Source code of charts
>>

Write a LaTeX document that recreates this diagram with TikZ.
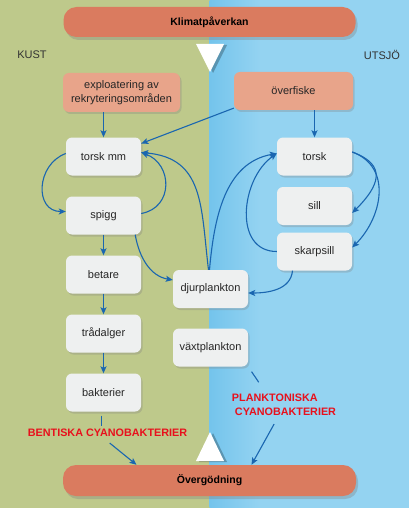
\documentclass[tikz,border=0pt]{standalone}
\usepackage{fontspec}
\setmainfont{Liberation Sans}
\usetikzlibrary{positioning,shadows,arrows.meta}
\definecolor{kustgron}{HTML}{BEC98B}
\definecolor{sjobla}{HTML}{94D3F1}
\definecolor{sjomork}{HTML}{74C4EC}
\definecolor{rutgra}{HTML}{EEF0F0}
\definecolor{orsakrosa}{HTML}{E8A48A}
\definecolor{balkrod}{HTML}{DA7B5F}
\definecolor{pilbla}{HTML}{1A66B0}
\definecolor{etikettrod}{HTML}{E8101C}
\tikzset{
  ruta/.style={fill=rutgra,rounded corners=6pt,minimum width=75pt,minimum height=38pt,
    text=black!85,font=\fontsize{11}{13}\selectfont,
    drop shadow={shadow xshift=1.5pt,shadow yshift=-2pt,opacity=.3}},
  orsak/.style={ruta,fill=orsakrosa,align=center,font=\fontsize{11}{14}\selectfont},
  balk/.style={fill=balkrod,rounded corners=13pt,minimum width=292pt,minimum height=30pt,
    font=\bfseries\fontsize{10.5}{12}\selectfont,
    drop shadow={shadow xshift=2pt,shadow yshift=-3pt,opacity=.35}},
  etikett/.style={text=etikettrod,font=\bfseries\fontsize{10.8}{14}\selectfont,inner sep=1pt},
  sida/.style={text=black!80,font=\fontsize{11}{13}\selectfont},
  linje/.style={draw=pilbla,line width=1.1pt},
  pil/.style={linje,-{Stealth[length=7pt,width=6pt,inset=1.5pt]}}
}
\begin{document}
\begin{tikzpicture}[x=1pt,y=1pt,node distance=59pt]
\useasboundingbox (0,0) rectangle (409,-508);
\fill[kustgron] (0,0) rectangle (209.5,-508);
\fill[sjobla] (209.5,0) rectangle (409,-508);
\shade[left color=sjomork,right color=sjobla] (209.5,0) rectangle (260,-508);
\node[balk](klima) at (209.5,-22){Klimatpåverkan};
\fill[black,opacity=.25] (199,-45)--(227,-45)--(213,-73)--cycle;
\fill[white] (196,-44)--(224,-44)--(210,-72)--cycle;
\node[sida](kust) at (32,-55){KUST};
\node[sida](utsjo) at (382,-55){UTSJÖ};
\node[orsak,minimum width=117pt,minimum height=39pt](ex) at (121.5,-92.5){exploatering av\\rekryteringsområden};
\node[orsak,minimum width=119pt](ov) at (293.5,-91){överfiske};
\node[ruta](tm) at (103.5,-156.5){torsk mm};
\node[ruta,below of = tm](sp){spigg};
\node[ruta,below of = sp](be){betare};
\node[ruta,below of = be](tr){trådalger};
\node[ruta,below of = tr](ba){bakterier};
\node[ruta](dj) at (210.5,-289){djurplankton};
\node[ruta,below of = dj,node distance=58.5pt](vx){växtplankton};
\node[ruta](to) at (314.5,-156.5){torsk};
\node[ruta,below of = to,node distance=49.5pt](si){sill};
\node[ruta,below of = si,node distance=45.5pt](sk){skarpsill};
\node[etikett](bent) at (107.5,-433){BENTISKA CYANOBAKTERIER};
\node[etikett,align=left](pl) at (284,-405){PLANKTONISKA\\\ CYANOBAKTERIER};
\fill[black,opacity=.25] (199,-462)--(227,-462)--(213,-433)--cycle;
\fill[white] (196,-461)--(224,-461)--(210,-432)--cycle;
\node[balk,minimum width=293pt,minimum height=31pt](og) at (209.5,-480.5){Övergödning};
\draw[pil](tm.north |- ex.south)--(tm.north);
\draw[pil](ov.196)--(tm.19);
\draw[pil](ov.south -| to.north)--(to.north);
\draw[pil]([yshift=3pt]tm.west) to[out=200,in=180,looseness=1.4] ([yshift=4pt]sp.west);
\draw[pil]([yshift=2pt]sp.east) to[out=10,in=-20,looseness=1.4] ([yshift=4pt]tm.east);
\draw[pil]([xshift=-2pt]dj.north) to[out=97,in=-5,looseness=1.2] ([yshift=4pt]tm.east);
\draw[pil]([xshift=-1pt]dj.north) to[out=85,in=190] ([yshift=3pt]to.west);
\draw[pil](sk.west) to[out=180,in=215,looseness=1.15] ([yshift=3pt]to.west);
\draw[pil]([yshift=4.5pt]to.east) to[out=-20,in=45,looseness=1.6] ([yshift=-7pt]si.east);
\draw[pil]([yshift=4.5pt]to.east) to[out=-20,in=45,looseness=1.15] ([yshift=4pt]sk.east);
\draw[pil]([xshift=-22pt]sk.south) to[out=-95,in=0] ([yshift=-4pt]dj.east);
\draw[pil]([xshift=-6pt]sp.south east) to[out=-80,in=170] ([yshift=9pt]dj.west);
\draw[pil](sp)--(be);
\draw[pil](be)--(tr);
\draw[pil](tr)--(ba);
\draw[linje,shorten <=4pt,shorten >=2pt]([xshift=-2pt]ba.south)--([xshift=-2pt]ba.south |- bent.north);
\draw[pil,shorten <=8pt]([xshift=-4pt]bent.south)--([xshift=-73pt]og.north);
\draw[linje,shorten <=6pt,shorten >=13pt](vx.south east)--([xshift=-18pt]pl.north);
\draw[pil,shorten <=8pt]([xshift=-6pt]pl.south)--([xshift=42pt]og.north);
\end{tikzpicture}
\end{document}
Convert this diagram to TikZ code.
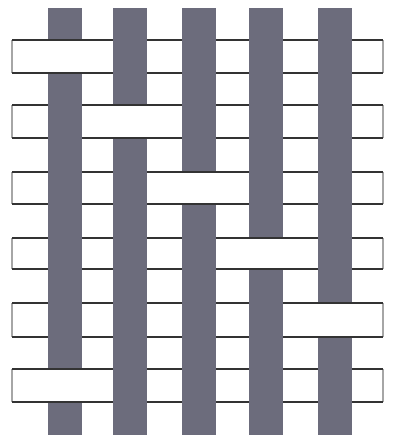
\documentclass[tikz,border=0pt]{standalone}
\usepackage{tikz}

\definecolor{warpgray}{RGB}{108,108,124}
\tikzset{
  warp/.style={fill=warpgray},
  weft/.style={fill=white},
  weftedge/.style={draw=black!80, line width=1.6pt},
  weftend/.style={draw=gray!70, line width=1.6pt}
}

\begin{document}
\begin{tikzpicture}[x=1pt,y=-1pt]
\useasboundingbox (0,0) rectangle (392,439);
% weft strips
\fill[weft] (12,40) rectangle (383,73);
\fill[weft] (12,105) rectangle (383,138);
\fill[weft] (12,172) rectangle (383,204);
\fill[weft] (12,238) rectangle (383,269);
\fill[weft] (12,303) rectangle (383,337);
\fill[weft] (12,369) rectangle (383,402);
\draw[weftend] (12,40)--(12,73) (383,40)--(383,73);
\draw[weftend] (12,105)--(12,138) (383,105)--(383,138);
\draw[weftend] (12,172)--(12,204) (383,172)--(383,204);
\draw[weftend] (12,238)--(12,269) (383,238)--(383,269);
\draw[weftend] (12,303)--(12,337) (383,303)--(383,337);
\draw[weftend] (12,369)--(12,402) (383,369)--(383,402);
\draw[weftedge] (12,40)--(383,40) (12,73)--(383,73);
\draw[weftedge] (12,105)--(383,105) (12,138)--(383,138);
\draw[weftedge] (12,172)--(383,172) (12,204)--(383,204);
\draw[weftedge] (12,238)--(383,238) (12,269)--(383,269);
\draw[weftedge] (12,303)--(383,303) (12,337)--(383,337);
\draw[weftedge] (12,369)--(383,369) (12,402)--(383,402);
% warp strips
\fill[warp] (48,8) rectangle (82,435);
\fill[warp] (113,8) rectangle (147,435);
\fill[warp] (182,8) rectangle (216,435);
\fill[warp] (249,8) rectangle (283,435);
\fill[warp] (318,8) rectangle (352,435);
% weft over warp
\fill[weft] (47,40) rectangle (83,73);
\draw[weftedge] (47,40)--(83,40) (47,73)--(83,73);
\fill[weft] (112,105) rectangle (148,138);
\draw[weftedge] (112,105)--(148,105) (112,138)--(148,138);
\fill[weft] (181,172) rectangle (217,204);
\draw[weftedge] (181,172)--(217,172) (181,204)--(217,204);
\fill[weft] (248,238) rectangle (284,269);
\draw[weftedge] (248,238)--(284,238) (248,269)--(284,269);
\fill[weft] (317,303) rectangle (353,337);
\draw[weftedge] (317,303)--(353,303) (317,337)--(353,337);
\fill[weft] (47,369) rectangle (83,402);
\draw[weftedge] (47,369)--(83,369) (47,402)--(83,402);
\end{tikzpicture}
\end{document}
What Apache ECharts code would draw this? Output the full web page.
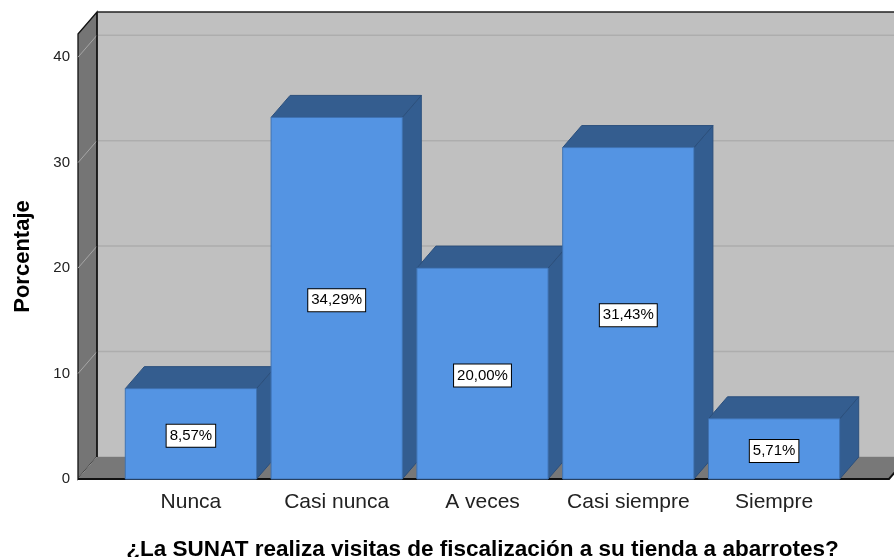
<!DOCTYPE html>
<html>
<head>
<meta charset="utf-8">
<script src="https://cdn.jsdelivr.net/npm/echarts@6/dist/echarts.min.js"></script>
<style>
  html, body { margin: 0; padding: 0; background: #fff; }
  #chart { width: 894px; height: 557px; }
</style>
</head>
<body>
<div id="chart"></div>
<script>
const categories = ['Nunca', 'Casi nunca', 'A veces', 'Casi siempre', 'Siempre'];
const percentages = [8.57, 34.29, 20.0, 31.43, 5.71];
const yTicks = [0, 10, 20, 30, 40];

// depth of the fake 3d box, in px
const DX = 19;
const DY = -22;
const PAD_LEFT = 40;
const PAD_RIGHT = 42;
const FONT = '"Liberation Sans", Arial, sans-serif';

const fmt = v => v.toFixed(2).replace('.', ',') + '%';

const renderFrame = (params, api) => {
  const cs = params.coordSys;
  const L = cs.x - PAD_LEFT;
  const R = cs.x + cs.width + PAD_RIGHT;
  const T = cs.y;
  const B = cs.y + cs.height;
  const children = [
    {
      type: 'rect',
      shape: { x: L + DX, y: T + DY, width: R - L, height: B - T },
      style: { fill: '#c0c0c0' },
    },
  ];
  yTicks.forEach((v) => {
    const y = api.coord([0, v])[1];
    children.push({
      type: 'line',
      shape: { x1: L + DX, y1: y + DY, x2: R + DX, y2: y + DY },
      style: { stroke: '#adadad', lineWidth: 1.5 },
    });
  });
  children.push({
    type: 'polygon',
    shape: { points: [[L, T], [L + DX, T + DY], [L + DX, B + DY], [L, B]] },
    style: { fill: '#757575', stroke: '#111', lineWidth: 1.3 },
  });
  yTicks.forEach((v) => {
    const y = api.coord([0, v])[1];
    children.push({
      type: 'line',
      shape: { x1: L, y1: y, x2: L + DX, y2: y + DY },
      style: { stroke: '#a6a6a6', lineWidth: 1 },
    });
  });
  children.push({
    type: 'polygon',
    shape: { points: [[L, B], [L + DX, B + DY], [R + DX, B + DY], [R, B]] },
    style: { fill: '#787878' },
  });
  children.push({
    type: 'line',
    shape: { x1: L + DX, y1: T + DY, x2: R + DX + 20, y2: T + DY },
    style: { stroke: '#222', lineWidth: 1.5 },
  });
  children.push({
    type: 'line',
    shape: { x1: L + DX, y1: T + DY, x2: L + DX, y2: B + DY },
    style: { stroke: '#111', lineWidth: 1.3 },
  });
  children.push({
    type: 'polyline',
    shape: { points: [[L, B], [R, B], [R + DX, B + DY]] },
    style: { stroke: '#111', lineWidth: 2, fill: null },
  });
  return { type: 'group', children };
};

const renderBar = (params, api) => {
  const idx = api.value(0);
  const val = api.value(1);
  const top = api.coord([idx, val]);
  const base = api.coord([idx, 0]);
  const w = api.size([1, 0])[0] * 0.9;
  const x0 = top[0] - w / 2;
  const x1 = top[0] + w / 2;
  const yt = top[1];
  const yb = base[1];
  return {
    type: 'group',
    children: [
      {
        type: 'polygon',
        shape: { points: [[x1, yt], [x1 + DX, yt + DY], [x1 + DX, yb + DY], [x1, yb]] },
        style: { fill: '#335d90', stroke: '#2b4f7c', lineWidth: 1 },
      },
      {
        type: 'polygon',
        shape: { points: [[x0, yt], [x0 + DX, yt + DY], [x1 + DX, yt + DY], [x1, yt]] },
        style: { fill: '#345d8f', stroke: '#2b4f7c', lineWidth: 1 },
      },
      {
        type: 'rect',
        shape: { x: x0, y: yt, width: w, height: yb - yt },
        style: { fill: '#5494e3', stroke: '#3f73b3', lineWidth: 1 },
      },
      {
        type: 'text',
        style: {
          text: fmt(val),
          x: top[0],
          y: (yt + yb) / 2 + 2,
          align: 'center',
          verticalAlign: 'middle',
          fill: '#000',
          fontSize: 15,
          fontFamily: FONT,
          backgroundColor: '#fff',
          borderColor: '#000',
          borderWidth: 1,
          padding: [4, 3, 3, 3],
        },
      },
    ],
  };
};

const chart = echarts.init(document.getElementById('chart'));
chart.setOption({
  animation: false,
  grid: { left: 118, right: 47, top: 34, bottom: 78, outerBoundsMode: 'none', containLabel: false },
  xAxis: {
    type: 'category',
    data: categories,
    axisLine: { show: false },
    axisTick: { show: false },
    axisLabel: { interval: 0, fontSize: 21, color: '#222', fontFamily: FONT, margin: 13 },
    name: '¿La SUNAT realiza visitas de fiscalización a su tienda a abarrotes?',
    nameLocation: 'middle',
    nameGap: 59,
    nameTextStyle: { fontSize: 22.5, fontWeight: 'bold', color: '#000', fontFamily: FONT },
  },
  yAxis: {
    type: 'value',
    min: 0,
    max: 42.2,
    interval: 10,
    offset: 40,
    axisLine: { show: false },
    axisTick: { show: false },
    splitLine: { show: false },
    axisLabel: {
      fontSize: 15,
      color: '#222',
      fontFamily: FONT,
      margin: 8,
      padding: [6, 0, 0, 0],
      formatter: v => (yTicks.includes(v) ? String(v) : ''),
    },
    name: 'Porcentaje',
    nameLocation: 'middle',
    nameGap: 44,
    nameTextStyle: { fontSize: 22, fontWeight: 'bold', color: '#000', fontFamily: FONT },
  },
  series: [
    {
      type: 'custom',
      silent: true,
      renderItem: renderFrame,
      data: [[0, 0]],
      z: 1,
    },
    {
      type: 'custom',
      renderItem: renderBar,
      data: percentages.map((v, i) => [i, v]),
      z: 2,
    },
  ],
});
</script>
</body>
</html>
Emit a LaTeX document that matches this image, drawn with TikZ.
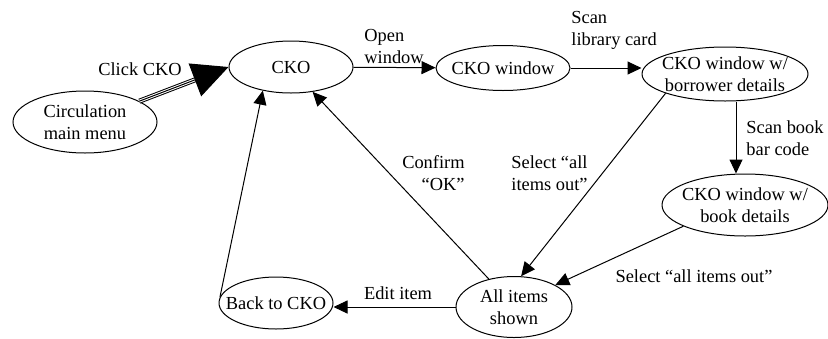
\documentclass[tikz,border=0pt]{standalone}
\usepackage{fontspec}
\setmainfont{Liberation Serif}
\usetikzlibrary{shapes.geometric,arrows.meta}

\begin{document}
\begin{tikzpicture}[x=0.5pt, y=-0.5pt,
		state/.style={draw, ellipse, inner sep=-6pt, line width=0.5pt, align=center},
		lbl/.style={inner sep=0pt},
		flow/.style={line width=0.5pt, -{Triangle[length=7pt,width=6.5pt]}},
		every node/.append style={font=\fontsize{9.2}{11}\selectfont}]
		\useasboundingbox (0,0) rectangle (828,338);
		% states
		\node[state, minimum width=72pt, minimum height=31pt] (circ) at (85,122) {Circulation\\main menu};
		\node[state, minimum width=62pt, minimum height=26pt] (cko) at (291,67) {CKO};
		\node[state, minimum width=67pt, minimum height=22.5pt] (ckow) at (503,68) {CKO window};
		\node[state, minimum width=83pt, minimum height=27pt] (bdet) at (725,74) {CKO window w/\\borrower details};
		\node[state, minimum width=83pt, minimum height=31pt] (book) at (745,205) {CKO window w/\\book details};
		\node[state, minimum width=58pt, minimum height=30.5pt] (all) at (514,307) {All items\\shown};
		\node[state, minimum width=57pt, minimum height=26pt] (back) at (276,303) {Back to CKO};
		\coordinate (bc) at (736,0);
		% triple arrow into CKO
		\draw[line width=2.5pt, shorten >=17pt] (circ) -- (cko.west);
		\draw[white, line width=1.5pt, shorten >=17pt] (circ) -- (cko.west);
		\draw[line width=0.5pt, -{Triangle[length=18pt,width=17.5pt]}] (circ) -- (cko.west);
		\node[lbl] (click) at (140,69) {Click CKO};
		% transitions
		\draw[flow] (cko) -- (ckow);
		\node[lbl, anchor=west, align=left] (open) at (364,46) {Open\\window};
		\draw[flow] (ckow) -- (ckow -| bdet.west);
		\node[lbl, anchor=west, align=left] (scan) at (571,30) {Scan\\library card};
		\draw[flow] (bdet.south -| bc) -- (book.north -| bc);
		\node[lbl, anchor=west, align=left] (scanb) at (746,138) {Scan book\\bar code};
		\draw[flow] (bdet.198) -- (all.77);
		\node[lbl, anchor=west, align=left] (sel1) at (511,173) {Select “all\\items out”};
		\draw[flow] (book.199) -- (all.28);
		\node[lbl] (sel2) at (694,276) {Select “all items out”};
		\draw[flow] (all.west) -- (all.west -| back.east);
		\node[lbl] (edit) at (398,293) {Edit item};
		\draw[flow] (all.132) -- (cko.311);
		\node[lbl, anchor=east, align=right] (conf) at (465,173) {Confirm\\“OK”};
		\draw[flow] (back.174) -- (cko.220);
	\end{tikzpicture}
\end{document}
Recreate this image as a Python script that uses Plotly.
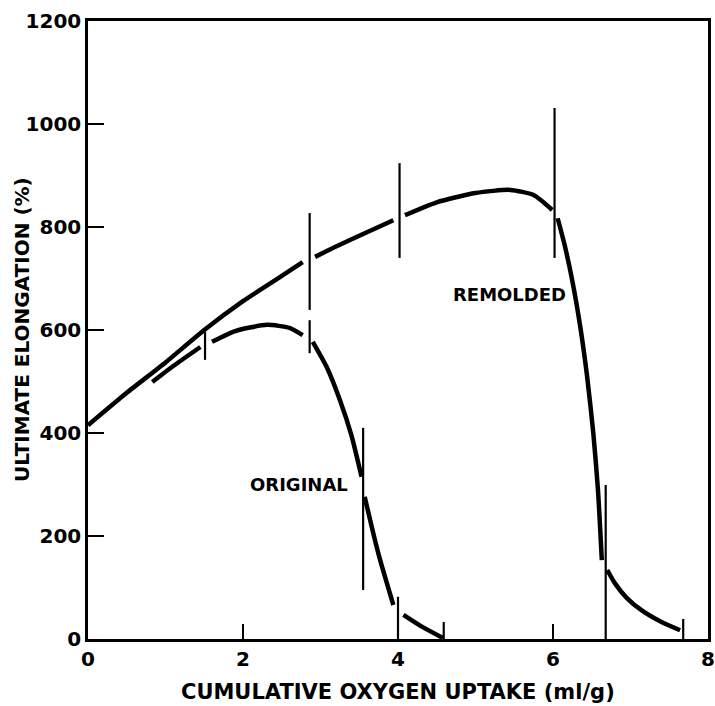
import plotly.graph_objects as go

# Remolded sample: curve segments (broken where the range bars cross)
remolded_segments = [
    ([0.0, 0.5, 1.0, 1.5, 2.0, 2.5, 2.77], [415, 478, 537, 600, 656, 705, 732]),
    ([2.93, 3.2, 3.5, 3.94], [742, 762, 783, 813]),
    ([4.09, 4.5, 5.0, 5.45, 5.75, 5.99], [823, 848, 866, 872, 862, 833]),
    ([6.06, 6.15, 6.25, 6.35, 6.44, 6.52, 6.58, 6.63], [817, 765, 695, 608, 510, 400, 290, 153]),
    ([6.70, 6.80, 6.95, 7.15, 7.40, 7.64], [134, 108, 80, 55, 33, 17]),
]
remolded_bar_x = [2.86, 4.02, 6.02, 6.68, 7.68]
remolded_bar_low = [639, 740, 740, 0, 0]
remolded_bar_high = [827, 924, 1031, 299, 39]

# Original sample
original_segments = [
    ([0.83, 1.1, 1.45], [499, 530, 567]),
    ([1.60, 1.9, 2.31, 2.6, 2.77], [577, 598, 610, 604, 590]),
    ([2.90, 3.08, 3.25, 3.4, 3.53], [577, 528, 464, 395, 315]),
    ([3.57, 3.68, 3.77, 3.94], [276, 206, 153, 66]),
    ([4.07, 4.32, 4.58], [47, 23, 2]),
]
original_bar_x = [1.51, 2.86, 3.55, 4.0, 4.59]
original_bar_low = [542, 555, 95, 0, 0]
original_bar_high = [596, 619, 410, 82, 33]

x_ticks = [0, 2, 4, 6, 8]
y_ticks = [0, 200, 400, 600, 800, 1000, 1200]

FONT = "DejaVu Sans"
fig = go.Figure()


def join_segments(segs):
    xs, ys = [], []
    for sx, sy in segs:
        xs += list(sx) + [None]
        ys += list(sy) + [None]
    return xs, ys


def bars(xv, lo, hi):
    xs, ys = [], []
    for x, a, b in zip(xv, lo, hi):
        xs += [x, x, None]
        ys += [a, b, None]
    return xs, ys


for segs in (remolded_segments, original_segments):
    xs, ys = join_segments(segs)
    fig.add_trace(go.Scatter(x=xs, y=ys, mode="lines", connectgaps=False,
                             line=dict(color="black", width=4.5, shape="spline", smoothing=0.6),
                             hoverinfo="skip", showlegend=False))

for xv, lo, hi in ((remolded_bar_x, remolded_bar_low, remolded_bar_high),
                   (original_bar_x, original_bar_low, original_bar_high)):
    xs, ys = bars(xv, lo, hi)
    fig.add_trace(go.Scatter(x=xs, y=ys, mode="lines",
                             line=dict(color="black", width=2.2),
                             hoverinfo="skip", showlegend=False))

fig.add_annotation(x=2.72, y=300, text="ORIGINAL", showarrow=False,
                   font=dict(family=FONT, size=18, color="black", weight="bold"))
fig.add_annotation(x=5.44, y=668, text="REMOLDED", showarrow=False,
                   font=dict(family=FONT, size=18, color="black", weight="bold"))

# axis titles
fig.add_annotation(xref="paper", yref="paper", x=0.5, y=0, yshift=-53,
                   text="CUMULATIVE OXYGEN UPTAKE (ml/g)", showarrow=False,
                   xanchor="center", yanchor="middle",
                   font=dict(family=FONT, size=21, color="black", weight="bold"))
fig.add_annotation(xref="paper", yref="paper", x=0, y=0.5, xshift=-66,
                   text="ULTIMATE ELONGATION (%)", showarrow=False, textangle=-90,
                   xanchor="center", yanchor="middle",
                   font=dict(family=FONT, size=20, color="black", weight="bold"))

axis_common = dict(showline=True, linecolor="black", linewidth=2.5, mirror=True,
                   ticks="inside", tickcolor="black", tickwidth=2.2,
                   showgrid=False, zeroline=False,
                   tickfont=dict(family=FONT, size=20, color="black", weight="bold"))

fig.update_xaxes(range=[0, 8], tickvals=x_ticks, ticklen=15, **axis_common)
fig.update_yaxes(range=[0, 1200], tickvals=y_ticks, ticklen=16, **axis_common)

fig.update_layout(width=715, height=706,
                  margin=dict(l=88, r=7, t=21, b=67, autoexpand=False),
                  plot_bgcolor="white", paper_bgcolor="white")

fig.write_html("out.html")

<<

:: The problem ::
Above this task is a listing with pictures in it. Retype only the lines from the one containing "Recreate this image" through the one containing "import plotly.graph_objects as go", both included, and not the pictures.

:: The completed task ::
Recreate this image as a Python script that uses Plotly.
import plotly.graph_objects as go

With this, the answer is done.